Foi servidor público do estado de Minas Gerais entre 1984 e 1988, atuando como Soldado da Polícia Militar e Detetive da Polícia Civil.
Como Agente de Polícia Federal, foi lotado no Mato Grosso e em Minas Gerais, entre 1988 e 2005, ano em que tomou posse como Delegado de Polícia Federal, cargo no qual foi lotado em Mato Grosso - DELINST -, Distrito Federal - SEEC/ANP -, e MG.
Cedido ao Ministério da Justiça, foi Diretor da Penitenciária Federal de Campo Grande/MS, de 2009 a 2011, Coordenador Geral de Inteligência Penitenciária, do Sistema Penitenciário Federal, de 2011 a 2013.
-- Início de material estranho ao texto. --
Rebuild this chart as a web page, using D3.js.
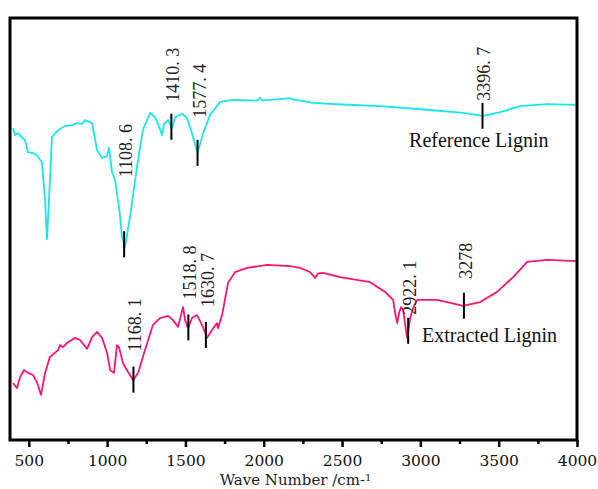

Atuou como Coordenador Geral de Tecnologia da Informação da PF, entre 2013 e 2015, ano em que retornou para a Superintendência Regional em Minas Gerais, se aposentando em fevereiro de 2016. No mesmo ano, iniciou jornada na Subsecretaria de Segurança Prisional, na SEAP/MG, onde permaneceu até janeiro de 2019, ano em que assumiu a Diretoria de Inteligência Penitenciária do DEPEN/MJSP. De novembro de 2020 a setembro de 2022, cumpriu missão na Secretaria Especial de Previdência e Trabalho, no Ministério da Economia e, posteriormente, no Ministério do Trabalho e Previdência.
A partir de janeiro de 2023, atua na iniciativa privada, como consultor e assessor empresarial, nos segmentos de Inteligência, Segurança Pública e Tecnologia.